Exercise details: Starting from the top of the material, restate each line exactly until the line that contains "ax2 = fig.add_axes([858", which is also copied. Pictures are excluded.

++++++++++++++++++++

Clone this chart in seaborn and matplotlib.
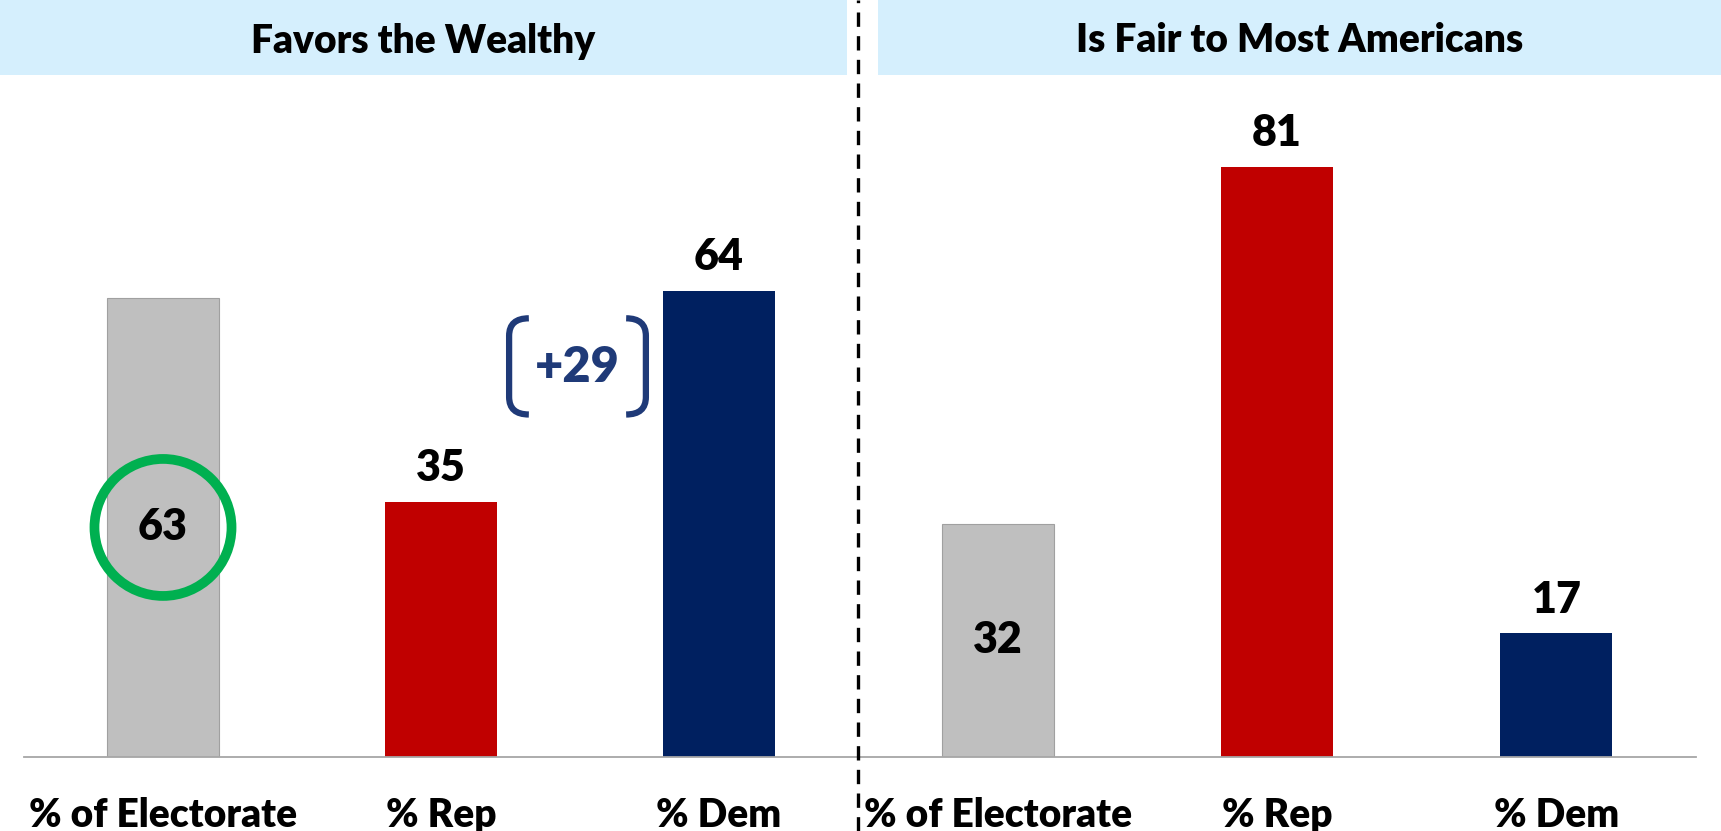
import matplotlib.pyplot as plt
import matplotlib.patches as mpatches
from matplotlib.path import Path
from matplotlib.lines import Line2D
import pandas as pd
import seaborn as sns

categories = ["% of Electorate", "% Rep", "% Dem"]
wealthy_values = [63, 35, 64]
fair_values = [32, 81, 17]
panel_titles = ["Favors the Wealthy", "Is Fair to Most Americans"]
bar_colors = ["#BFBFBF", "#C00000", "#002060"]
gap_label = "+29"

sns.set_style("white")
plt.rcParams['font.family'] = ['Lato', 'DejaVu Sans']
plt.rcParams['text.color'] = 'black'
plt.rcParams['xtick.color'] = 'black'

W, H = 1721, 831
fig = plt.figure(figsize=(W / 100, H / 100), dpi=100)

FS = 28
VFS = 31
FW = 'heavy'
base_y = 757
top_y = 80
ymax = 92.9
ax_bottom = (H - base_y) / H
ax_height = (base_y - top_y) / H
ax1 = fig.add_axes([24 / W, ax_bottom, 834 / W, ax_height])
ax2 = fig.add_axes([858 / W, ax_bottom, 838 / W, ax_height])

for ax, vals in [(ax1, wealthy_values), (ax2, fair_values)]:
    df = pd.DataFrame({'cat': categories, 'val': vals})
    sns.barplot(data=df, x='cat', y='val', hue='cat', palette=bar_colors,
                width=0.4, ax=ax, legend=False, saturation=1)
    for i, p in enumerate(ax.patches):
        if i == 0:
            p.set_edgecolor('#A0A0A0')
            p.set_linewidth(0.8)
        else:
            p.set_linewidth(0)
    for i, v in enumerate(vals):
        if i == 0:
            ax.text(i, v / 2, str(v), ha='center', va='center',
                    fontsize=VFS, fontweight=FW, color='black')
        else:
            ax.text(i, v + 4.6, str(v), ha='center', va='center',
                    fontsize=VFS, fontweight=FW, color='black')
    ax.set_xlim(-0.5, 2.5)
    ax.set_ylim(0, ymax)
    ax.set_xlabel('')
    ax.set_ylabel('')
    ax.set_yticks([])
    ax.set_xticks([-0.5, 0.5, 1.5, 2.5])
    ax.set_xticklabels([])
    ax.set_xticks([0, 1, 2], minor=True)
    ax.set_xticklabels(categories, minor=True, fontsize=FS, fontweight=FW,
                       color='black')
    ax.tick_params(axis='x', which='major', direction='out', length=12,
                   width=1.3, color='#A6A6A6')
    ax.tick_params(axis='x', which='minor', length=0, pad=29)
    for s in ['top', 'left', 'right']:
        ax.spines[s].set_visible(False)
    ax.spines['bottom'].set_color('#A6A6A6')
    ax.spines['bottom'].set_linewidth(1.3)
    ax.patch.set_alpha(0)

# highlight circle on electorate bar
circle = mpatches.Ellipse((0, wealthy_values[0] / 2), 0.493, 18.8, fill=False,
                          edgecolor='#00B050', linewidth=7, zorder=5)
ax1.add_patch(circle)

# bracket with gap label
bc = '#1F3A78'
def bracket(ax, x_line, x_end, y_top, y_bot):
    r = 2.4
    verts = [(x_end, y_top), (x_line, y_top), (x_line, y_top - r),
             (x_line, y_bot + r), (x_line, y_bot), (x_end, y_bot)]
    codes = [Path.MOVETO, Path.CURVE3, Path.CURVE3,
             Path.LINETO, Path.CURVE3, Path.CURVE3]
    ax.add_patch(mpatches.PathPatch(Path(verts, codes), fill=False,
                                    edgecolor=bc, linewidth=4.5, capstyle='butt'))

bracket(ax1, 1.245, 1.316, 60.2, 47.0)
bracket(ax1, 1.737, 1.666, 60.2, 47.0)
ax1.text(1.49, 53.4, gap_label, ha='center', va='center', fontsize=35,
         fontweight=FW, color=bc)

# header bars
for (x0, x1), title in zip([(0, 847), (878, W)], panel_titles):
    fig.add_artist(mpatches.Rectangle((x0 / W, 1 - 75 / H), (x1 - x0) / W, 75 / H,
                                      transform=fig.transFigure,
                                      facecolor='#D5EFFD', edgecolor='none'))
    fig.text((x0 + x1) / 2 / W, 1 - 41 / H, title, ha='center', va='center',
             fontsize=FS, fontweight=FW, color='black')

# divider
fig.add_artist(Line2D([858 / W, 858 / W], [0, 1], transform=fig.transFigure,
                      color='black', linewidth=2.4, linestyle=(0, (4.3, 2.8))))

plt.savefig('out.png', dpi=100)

++++++++++++++++++++

Complete response:
Clone this chart in seaborn and matplotlib.
import matplotlib.pyplot as plt
import matplotlib.patches as mpatches
from matplotlib.path import Path
from matplotlib.lines import Line2D
import pandas as pd
import seaborn as sns

categories = ["% of Electorate", "% Rep", "% Dem"]
wealthy_values = [63, 35, 64]
fair_values = [32, 81, 17]
panel_titles = ["Favors the Wealthy", "Is Fair to Most Americans"]
bar_colors = ["#BFBFBF", "#C00000", "#002060"]
gap_label = "+29"

sns.set_style("white")
plt.rcParams['font.family'] = ['Lato', 'DejaVu Sans']
plt.rcParams['text.color'] = 'black'
plt.rcParams['xtick.color'] = 'black'

W, H = 1721, 831
fig = plt.figure(figsize=(W / 100, H / 100), dpi=100)

FS = 28
VFS = 31
FW = 'heavy'
base_y = 757
top_y = 80
ymax = 92.9
ax_bottom = (H - base_y) / H
ax_height = (base_y - top_y) / H
ax1 = fig.add_axes([24 / W, ax_bottom, 834 / W, ax_height])
ax2 = fig.add_axes([858 / W, ax_bottom, 838 / W, ax_height])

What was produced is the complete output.